KUALA LUMPUR: The number of syariah-compliant stocks on the local bourse can be increased by creating a separate listing of Islamic shares (i-shares) for banking groups with sizeable Islamic finance activities, said Permodalan Nasional Bhd (PNB) chairman Tan Sri Abdul Wahid Omar.

“What if Malaysia can create a separate listing of Islamic or i-shares from banking groups that derive a portion of their profits from Islamic finance?” the former banker said in his keynote speech at the International Islamic Fund and Wealth Management Forum organised by the International Islamic University Malaysia yesterday.

“For example, up to 25% of Malayan Banking Bhd’s (Maybank) profit is derived from Islamic finance. And since Maybank Islamic Bank Bhd is a wholly-owned subsidiary and an integral part of Maybank, we can designate, for example, 20% of Maybank shares as ‘Islamic shares’ via some ring-fencing arrangements,” he said.

Based on Maybank’s market capitalisation of RM97 billion, Abdul Wahid said the separate listing of i-shares will create a new class of syariah-compliant investment instruments worth RM19 billion.

“The same principles can be applied to CIMB Group Holdings Bhd and RHB Bank Bhd, which have sizeable Islamic finance activities within them,” he added, noting that this will attract more funds to subscribe for the i-shares.

The former minister in charge of economic planning said the separate listing of i-shares is one of his three suggestions to boost the country’s Islamic capital market, noting that the financial sector has the least syariah-compliant listed securities at 6% of the total market capitalisation of financial counters quoted on Bursa Malaysia.

“There are only two listed syariah-compliant financial counters (BIMB Holdings Bhd and Syarikat Takaful Malaysia Bhd) out of 33 listed securities in the financial sector,” he noted. “In reality, it is almost impossible to provide competitive returns to society if the government-linked investment companies have to avoid investing in the financial sector.”

Abdul Wahid said his two other proposals for the government to implement are the listing of syariah-compliant development financial institutions such as Bank Simpanan Nasional Bhd and Bank Kerjasama Rakyat Malaysia Bhd (Bank Rakyat), and the formation of a second listed Islamic universal banking group, apart from the existing BIMB Holdings Bhd, the banking subsidiary of pilgrim fund Lembaga Tabung Haji.

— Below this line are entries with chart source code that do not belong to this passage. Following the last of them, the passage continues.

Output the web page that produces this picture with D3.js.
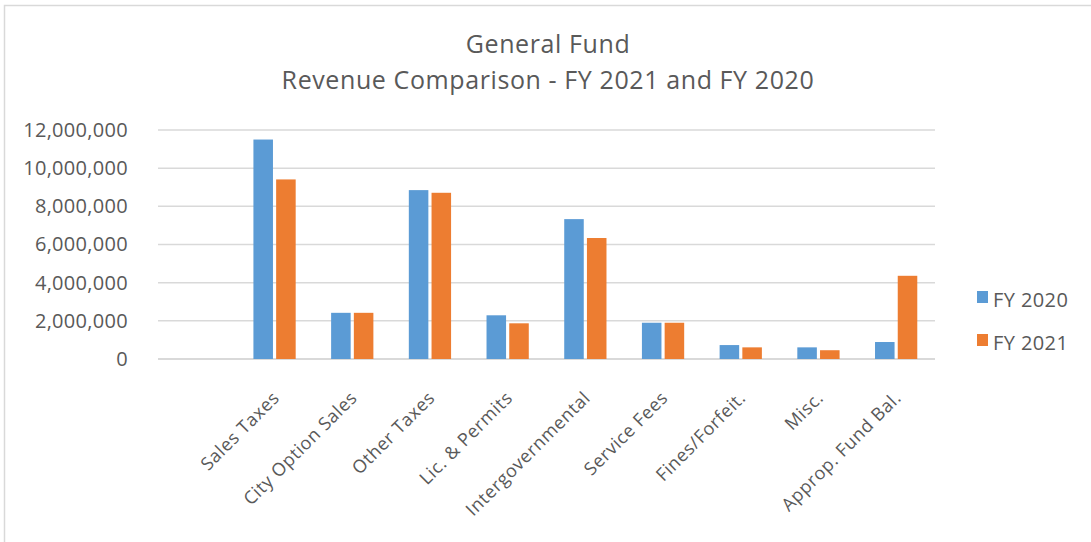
<!DOCTYPE html>
<html lang="en">
<head>
<meta charset="utf-8">
<title>General Fund Revenue Comparison</title>
<script src="https://cdn.jsdelivr.net/npm/d3@7"></script>
<style>
  body { margin: 0; background: #fff; }
  text { font-family: "Open Sans", sans-serif; fill: #595959; }
</style>
</head>
<body>
<script>
var w = 1091, h = 542;

// first slot is empty in the original chart
var categories = ["", "Sales Taxes", "City Option Sales", "Other Taxes", "Lic. & Permits",
  "Intergovernmental", "Service Fees", "Fines/Forfeit.", "Misc.", "Approp. Fund Bal."];
var fy2020 = [null, 11500000, 2420000, 8850000, 2290000, 7330000, 1900000, 730000, 610000, 890000];
var fy2021 = [null, 9410000, 2420000, 8710000, 1870000, 6340000, 1900000, 610000, 460000, 4360000];
var seriesNames = ["FY 2020", "FY 2021"];
var colors = ["#5b9bd5", "#ed7d31"];
var yTicks = [0, 2000000, 4000000, 6000000, 8000000, 10000000, 12000000];

var margin = {left: 158, right: 156, top: 130, bottom: 183};

var svg = d3.select("body").append("svg")
    .attr("width", w)
    .attr("height", h);

// chart border (only top and left visible)
svg.append("path")
    .attr("d", "M4.5," + h + "V5.5H" + w)
    .attr("fill", "none")
    .attr("stroke", "#d9d9d9")
    .attr("stroke-width", 1.5);

var x = d3.scaleBand()
    .domain(categories.map(function (d, i) { return i; }))
    .range([margin.left, w - margin.right]);

var x1 = d3.scaleBand()
    .domain([0, 1])
    .range([0, x.bandwidth()])
    .paddingInner(0.14)
    .paddingOuter(0.78);

var y = d3.scaleLinear()
    .domain([0, 12000000])
    .range([h - margin.bottom, margin.top]);

// gridlines
svg.append("g")
    .selectAll("line")
    .data(yTicks)
    .enter()
    .append("line")
    .attr("x1", margin.left)
    .attr("x2", w - margin.right)
    .attr("y1", function (d) { return y(d); })
    .attr("y2", function (d) { return y(d); })
    .attr("stroke", "#d9d9d9")
    .attr("stroke-width", function (d) { return d === 0 ? 2 : 1.5; });

// y axis labels
var yAxis = svg.append("g")
    .attr("transform", "translate(" + (margin.left - 30) + ",0)")
    .call(d3.axisLeft(y).tickValues(yTicks).tickSize(0).tickPadding(0).tickFormat(d3.format(",")));
yAxis.select(".domain").remove();
yAxis.selectAll("text")
    .attr("font-size", "20px")
    .attr("font-family", "Open Sans, sans-serif")
    .attr("fill", "#595959")
    .attr("letter-spacing", "0.3px");

// bars
var data = [fy2020, fy2021];
data.forEach(function (vals, s) {
    svg.append("g")
        .selectAll("rect")
        .data(vals.map(function (v, i) { return {i: i, v: v}; }).filter(function (d) { return d.v !== null; }))
        .enter()
        .append("rect")
        .attr("x", function (d) { return x(d.i) + x1(s); })
        .attr("width", x1.bandwidth())
        .attr("y", function (d) { return y(d.v); })
        .attr("height", function (d) { return y(0) - y(d.v); })
        .attr("fill", colors[s]);
});

// x axis labels, rotated
var xAxis = svg.append("g")
    .attr("transform", "translate(" + (x.bandwidth() / 2) + "," + y(0) + ")")
    .call(d3.axisBottom(x).tickSize(0).tickFormat(function (i) { return categories[i]; }).offset(0));
xAxis.select(".domain").remove();
xAxis.selectAll("text")
    .attr("font-size", "18px")
    .attr("font-family", "Open Sans, sans-serif")
    .attr("fill", "#595959")
    .attr("letter-spacing", "0.6px")
    .attr("text-anchor", "end")
    .attr("y", 0)
    .attr("dy", 0)
    .attr("transform", "translate(" + (6 - x.bandwidth() / 2) + ",40) rotate(-45)");

// title
var title = svg.append("text")
    .attr("text-anchor", "middle")
    .attr("font-size", "25px")
    .attr("letter-spacing", "0.6px");
title.append("tspan").attr("x", 548).attr("y", 53).text("General Fund");
title.append("tspan").attr("x", 548).attr("y", 89).text("Revenue Comparison - FY 2021 and FY 2020");

// legend
var legend = svg.append("g")
    .selectAll("g")
    .data(seriesNames)
    .enter()
    .append("g")
    .attr("transform", function (d, i) { return "translate(977," + (291 + i * 43) + ")"; });
legend.append("rect")
    .attr("width", 11)
    .attr("height", 12)
    .attr("fill", function (d, i) { return colors[i]; });
legend.append("text")
    .attr("x", 16)
    .attr("y", 16)
    .attr("font-size", "20px")
    .attr("letter-spacing", "0.4px")
    .text(function (d) { return d; });
</script>
</body>
</html>
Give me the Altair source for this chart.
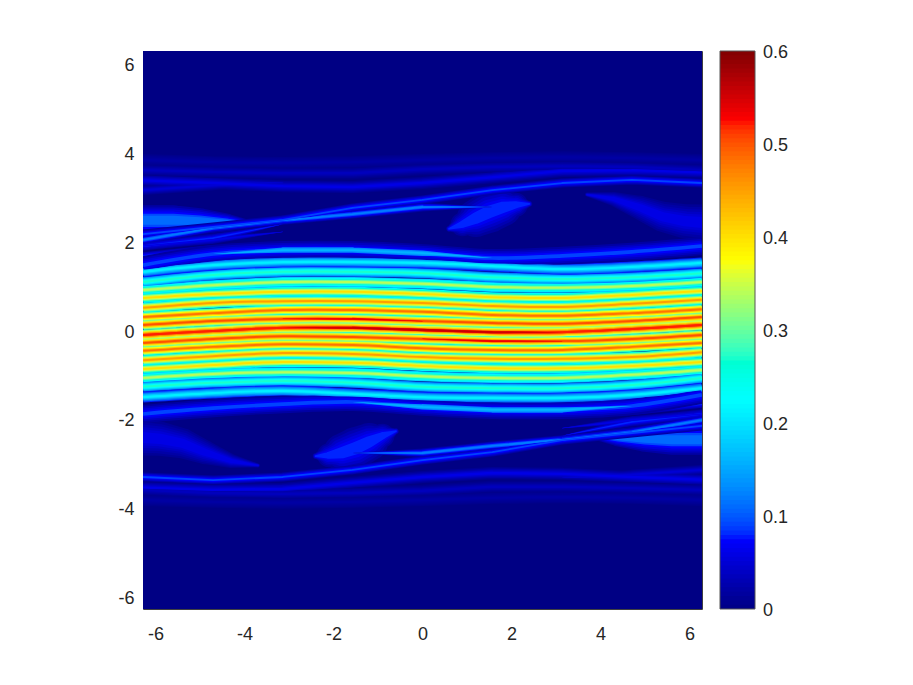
import altair as alt
import pandas as pd

PI2 = 6.2832
knot_x = [-6.28, -4.71, -3.14, -1.57, 0, 1.57, 3.14, 4.71, 6.28]
N = None

# ridge centre lines of the upper half, read at knot_x (the lower half is the point reflection)
ridge_y = [
    [-.11, -.02, .05, .05, 0, -.05, -.05, .02, .11],
    [.11, .20, .25, .25, .20, .16, .14, .20, .29],
    [.29, .38, .45, .45, .41, .34, .32, .38, .47],
    [.50, .61, .65, .65, .61, .54, .52, .59, .68],
    [.72, .81, .86, .86, .81, .74, .72, .79, .88],
    [.90, 1.01, 1.08, 1.08, 1.04, .97, .95, .99, 1.08],
    [1.08, 1.24, 1.31, 1.31, 1.28, 1.19, 1.15, 1.19, 1.28],
    [1.31, 1.46, 1.53, 1.53, 1.51, 1.44, 1.37, 1.42, 1.51],
    [1.46, 1.71, 1.80, 1.80, 1.73, 1.62, 1.67, 1.76, 1.89],
]
ridge_peak = [.52, .50, .48, .45, .40, .34, .27, .21, .09]
ridge_base = [.30, .28, .27, .25, .22, .18, .12, .08, .02]
ridge_width = [10, 10, 10, 10, 10, 10, 10, 11, 18]

# faint filaments outside the central band
faint_y = [
    [1.89, 2.07, 2.38, N, N, N, N, N, N],
    [1.64, 1.80, 1.95, N, N, N, N, N, N],
    [1.89, 2.03, 2.21, N, N, N, N, N, N],
    [2.03, 2.30, 2.47, 2.61, 2.77, 2.77, N, N, N],
    [2.16, 2.32, 2.48, 2.75, 2.93, 3.15, 3.31, 3.38, 3.31],
    [3.15, 3.26, 3.33, N, N, N, N, N, N],
    [3.37, 3.31, 3.24, 3.22, 3.31, 3.44, 3.58, 3.60, 3.55],
    [3.60, 3.56, 3.53, 3.53, 3.62, 3.67, 3.69, 3.67, 3.60],
    [3.83, 3.78, 3.76, 3.78, 3.83, 3.87, 3.89, 3.87, 3.83],
]
faint_peak = [.08, .10, .06, .12, .09, .05, .06, .035, .02]
faint_base = [.02, .03, .02, .02, .02, .01, .01, .005, .005]
faint_width = [9, 10, 8, 9, 9, 10, 12, 12, 12]

# hottest stretches of the central ridges, and the brighter left part of the outermost ridge
hot_y = [
    [N, N, N, .05, 0, -.05, -.05, N, N],
    [N, N, .25, .25, .20, N, N, N, N],
    [N, 1.71, 1.80, 1.80, 1.73, 1.62, N, N, N],
]
hot_peak = [.56, .54, .16]
hot_base = [.52, .50, .09]
hot_width = [4, 4, 9]

# soft blobs beside the filaments, each with its own centre line and widths
blob_x = [
    [-7, -6.28, -5.6, -5.0, -4.4, -3.8],
    [.6, .9, 1.2, 1.5, 1.8, 2.1, 2.4],
    [3.7, 4.3, 4.9, 5.4, 5.9, 6.3, 7],
]
blob_y = [
    [2.47, 2.47, 2.47, 2.45, 2.42, 2.38],
    [2.28, 2.38, 2.52, 2.66, 2.76, 2.82, 2.84],
    [3.05, 2.95, 2.75, 2.55, 2.45, 2.42, 2.40],
]
blob_w = [
    [30, 30, 30, 26, 18, 6],
    [6, 24, 38, 42, 38, 24, 6],
    [4, 14, 24, 30, 34, 36, 36],
]
blob_peak = [.11, .08, .06]
blob_level_width = [1, .86, .72, .58, .44, .3]
blob_level_mix = [.2, .36, .52, .68, .84, 1]

level_width = [1, .8, .6, .4, .2]
level_mix = [0, .25, .5, .75, 1]

# colour bar: 128 steps between 0 and 0.6
bar_steps = 128
bar_ticks = [0, .1, .2, .3, .4, .5, .6]
bar_labels = ["0", "0.1", "0.2", "0.3", "0.4", "0.5", "0.6"]

ridge_rows, trail_rows, hot_rows, blob_rows = [], [], [], []
series = 0
for w_frac, mix in zip(level_width, level_mix):
    for sign in (1, -1):
        for ys, p, b, w in zip(ridge_y, ridge_peak, ridge_base, ridge_width):
            series += 1
            for x, y in zip(knot_x, ys):
                ridge_rows.append(dict(s=series, x=sign * x, y=sign * y, v=b + (p - b) * mix, w=w * w_frac))


def add_trails(out, ys_all, peak_all, base_all, width_all, widths, mixes):
    global series
    for w_frac, mix in zip(widths, mixes):
        for sign in (1, -1):
            for ys, p, b, w in zip(ys_all, peak_all, base_all, width_all):
                series += 1
                for i, (x, y) in enumerate(zip(knot_x, ys)):
                    if y is None:
                        continue
                    is_end = (i > 0 and ys[i - 1] is None) or (i < 8 and ys[i + 1] is None)
                    out.append(dict(s=series, x=sign * x, y=sign * y, v=b + (p - b) * mix,
                                    w=0.1 if is_end else w * w_frac))


add_trails(trail_rows, faint_y, faint_peak, faint_base, faint_width, level_width, level_mix)
add_trails(hot_rows, hot_y, hot_peak, hot_base, hot_width, level_width[2:], level_mix[2:])

for w_frac, mix in zip(blob_level_width, blob_level_mix):
    for sign in (1, -1):
        for xs, ys, ws, p in zip(blob_x, blob_y, blob_w, blob_peak):
            series += 1
            for x, y, w in zip(xs, ys, ws):
                blob_rows.append(dict(s=series, x=sign * x, y=sign * y, v=p * mix, w=w * w_frac))

jet_domain = [0, .075, .225, .375, .525, .6]
jet_range = ["#000084", "#0000ff", "#00ffff", "#ffff00", "#ff0000", "#800000"]
jet = alt.Scale(domain=jet_domain, range=jet_range, clamp=True)
color = alt.Color("v:Q", scale=jet, legend=None)
xscale = alt.Scale(domain=[-PI2, PI2], nice=False, zero=False)
yscale = alt.Scale(domain=[-PI2, PI2], nice=False, zero=False)
axis_kw = dict(
    title=None, values=[-6, -4, -2, 0, 2, 4, 6], grid=False, tickSize=0, domain=False,
    labelFontSize=18, labelColor="#262626", labelFont="Liberation Sans", labelExpr="'' + datum.value",
)

bg = alt.Chart(pd.DataFrame({"x": [-PI2], "x2": [PI2], "y": [-PI2], "y2": [PI2], "v": [0.0]})).mark_rect().encode(
    x=alt.X("x:Q", scale=xscale, axis=alt.Axis(labelPadding=16, **axis_kw)),
    x2="x2:Q",
    y=alt.Y("y:Q", scale=yscale, axis=alt.Axis(labelPadding=9, labelOffset=2, **axis_kw)),
    y2="y2:Q",
    color=color,
)


def trail_layer(rows):
    return alt.Chart(pd.DataFrame(rows)).mark_trail(clip=True).encode(
        x=alt.X("x:Q", scale=xscale),
        y=alt.Y("y:Q", scale=yscale),
        detail="s:N",
        color=color,
        size=alt.Size("w:Q", scale=None),
    )


lines = alt.Chart(pd.DataFrame(ridge_rows)).mark_line(interpolate="cardinal", clip=True, strokeCap="butt").encode(
    x=alt.X("x:Q", scale=xscale),
    y=alt.Y("y:Q", scale=yscale),
    detail="s:N",
    color=color,
    strokeWidth=alt.StrokeWidth("w:Q", scale=None),
)


def bar_pos(v):
    return -PI2 + 2 * PI2 * v / 0.6


# each step reaches into the next one so that no seams show between them
bar_df = pd.DataFrame([
    dict(y=bar_pos(.6 * i / bar_steps), y2=bar_pos(.6 * min(i + 2, bar_steps) / bar_steps), v=.6 * (i + .5) / bar_steps)
    for i in range(bar_steps)
])
bar = alt.Chart(bar_df).mark_rect(clip=False).encode(
    x=alt.value(577), x2=alt.value(612),
    y=alt.Y("y:Q", scale=yscale), y2="y2:Q",
    color=color,
)
bar_frame = alt.Chart(pd.DataFrame({"y": [-PI2], "y2": [PI2]})).mark_rect(
    clip=False, fillOpacity=0, stroke="#555555", strokeWidth=1
).encode(x=alt.value(577), x2=alt.value(612), y=alt.Y("y:Q", scale=yscale), y2="y2:Q")
bar_text = alt.Chart(pd.DataFrame({
    "y": [bar_pos(v) for v in bar_ticks],
    "t": bar_labels,
})).mark_text(align="left", baseline="middle", fontSize=18, font="Liberation Sans", color="#262626", clip=False, dy=2).encode(
    x=alt.value(620),
    y=alt.Y("y:Q", scale=yscale),
    text="t:N",
)

chart = (bg + trail_layer(blob_rows) + trail_layer(trail_rows) + lines + trail_layer(hot_rows)
         + bar + bar_frame + bar_text).properties(
    width=559, height=558,
    autosize=alt.AutoSizeParams(type="none"),
    padding={"left": 135, "top": 43, "right": 150, "bottom": 60},
).configure_view(stroke="#404040", strokeWidth=1)

chart.save("out.html", embed_options={"renderer": "svg", "actions": False})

“What about forming a second listed Islamic universal banking group, [which could be anchored by] Malaysia Building Society Bhd, Bank Muamalat Malaysia Bhd, Malaysian Industrial Development Finance Bhd or one of the larger foreign-owned Islamic banks?” Abdul Wahid asked.

In an immediate response, Aberdeen Asset Management Sdn Bhd’s chief executive officer, Gerald Ambrose, told The Edge Financial Daily that investors may look to invest in development financial institutions, “if the valuation is right”.

“It all depends on the valuation, and the demand and supply as the share price is the function of that. People see things like Bank Perusahaan Kecil & Sederhana Malaysia Bhd (SME Bank) and Bank Pembangunan Malaysia Bhd as not coming under the so-called strict lending procedures.”

This, said Ambrose, will improve development financial institutions’ transparency, “separating the wheat from the chaff, as the financial books will be opened for the world to read.”

On the country’s equities market, Ambrose said Malaysian equities have appeared “dull and expensive”, given that the Employees Provident Fund (EPF) is too active in the market.

“Last year, EPF had net subscription of RM21 billion, that works out to be RM1.75 billion a month, and that has boiled up the market in recent times, causing ‘over-valuation’ of the blue chips,” he said, noting that there could still be upside for the FBM KLCI to reach the 1,800 points mark.